Ocasio-Cortez: ‘A lot of districts’ are like mine

Newly minted Democratic congressional nominee Alexandria Ocasio-Cortez said she believes there are districts across the country primed for the kind of candidacy she represents.

“There are a lot of districts in this country that are like New York 14,” Ocasio-Cortez said Sunday on NBC’s “Meet the Press.”

Ocasio-Cortez stunned many when she defeated New York Democratic Rep. Joe Crowley on Tuesday following a campaign in which she espoused a series of unabashedly left-wing policy priorities.

Speaking on Sunday, Ocasio-Cortez said while she believes her success can be mirrored in other districts, there is room in the party for candidates less left-wing than herself.

“Democrats are a big tent party,” she said. “You know, I’m not trying to impose an ideology on all several hundred members of Congress. But I do think that, once again, it’s not about selling an -ism, or an ideology, or a label or a color. This is about selling our values.”

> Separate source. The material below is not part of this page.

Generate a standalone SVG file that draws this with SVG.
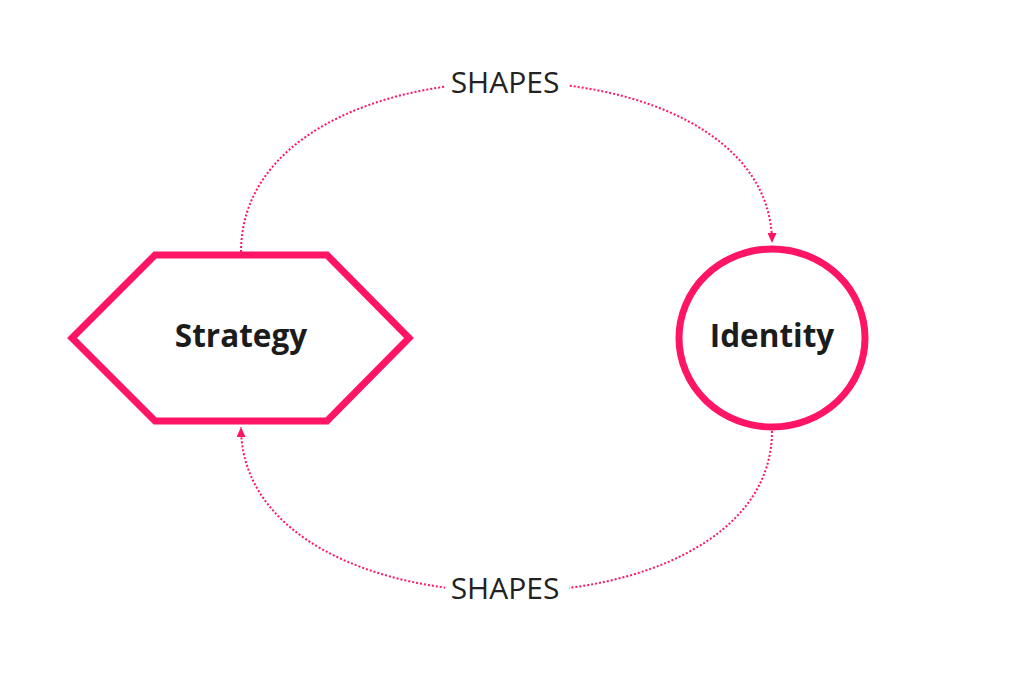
<svg xmlns="http://www.w3.org/2000/svg" width="1024" height="679" viewBox="0 0 1024 679">
<style>
.shape{fill:#ffffff;stroke:#ff1466;stroke-width:7;stroke-linejoin:miter}
.conn{fill:none;stroke:#ff1466;stroke-width:2;stroke-dasharray:2 2}
.node-label{font-family:"Open Sans","Noto Sans",sans-serif;font-weight:700;font-size:31.5px;fill:#1c1c1c;text-anchor:middle}
.edge-label{font-family:"Open Sans","Noto Sans",sans-serif;font-size:30px;fill:#222222;text-anchor:middle}
.label-bg{fill:#ffffff}
</style>
<defs>
<marker id="arrow" viewBox="0 0 10 9" refX="10" refY="4.5" markerWidth="10" markerHeight="9" markerUnits="userSpaceOnUse" orient="auto">
<path d="M0,0 L10,4.5 L0,9 Z" fill="#ff1466"/>
</marker>
</defs>
<rect width="1024" height="679" fill="#ffffff"/>
<g id="connectors">
<g id="edge-strategy-identity">
<path class="conn" d="M241,252 C241,27 772,27 772,243" marker-end="url(#arrow)"/>
<rect class="label-bg" x="445" y="66" width="124" height="34"/>
<text class="edge-label" x="505" y="93">SHAPES</text>
</g>
<g id="edge-identity-strategy">
<path class="conn" d="M772,431 C772,646 241,646 241,427" marker-end="url(#arrow)"/>
<rect class="label-bg" x="445" y="572" width="124" height="34"/>
<text class="edge-label" x="505" y="599">SHAPES</text>
</g>
</g>
<g id="node-strategy">
<polygon class="shape" points="155,255 327,255 409,338 327,421 155,421 72,338"/>
<text class="node-label" x="241" y="347">Strategy</text>
</g>
<g id="node-identity">
<ellipse class="shape" cx="772" cy="338" rx="93" ry="89"/>
<text class="node-label" x="772" y="347">Identity</text>
</g>
</svg>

Ocasio-Cortez has drawn particular attention for her embrace of democratic socialism, which she said means to her that “in a modern, moral and wealthy society, no American should be too poor to live.”

But Ocasio-Cortez said the label of democratic socialism did not represent her fully.

“It’s part of what I am,” she said. “It’s not all of what I am.”

Ocasio-Cortez’s comments came in contrast to some other members of the Democratic Party, who have suggested her victory is not necessarily indicative of a national trend.

Asked on CNN’s “State of the Union” Sunday if Ocasio-Cortez’s upset and progressive platform are the future of the Democratic Party, Illinois Democratic Sen. Tammy Duckworth responded, “I think it’s the future of the party in the Bronx, where she is.”

“She did the hard work,” Duckworth continued. “She pounded the pavement, and she was out there talking to every one of her constituents. And I think that was the difference.”

At the same time, Duckworth said she believed if candidates “go too far to the left,” they would lose in the Midwest.

“Coming from a Midwestern state, I think you need to be able to talk to the industrial Midwest,” Duckworth said. “You need to listen to the people there in order to win an election nationwide.”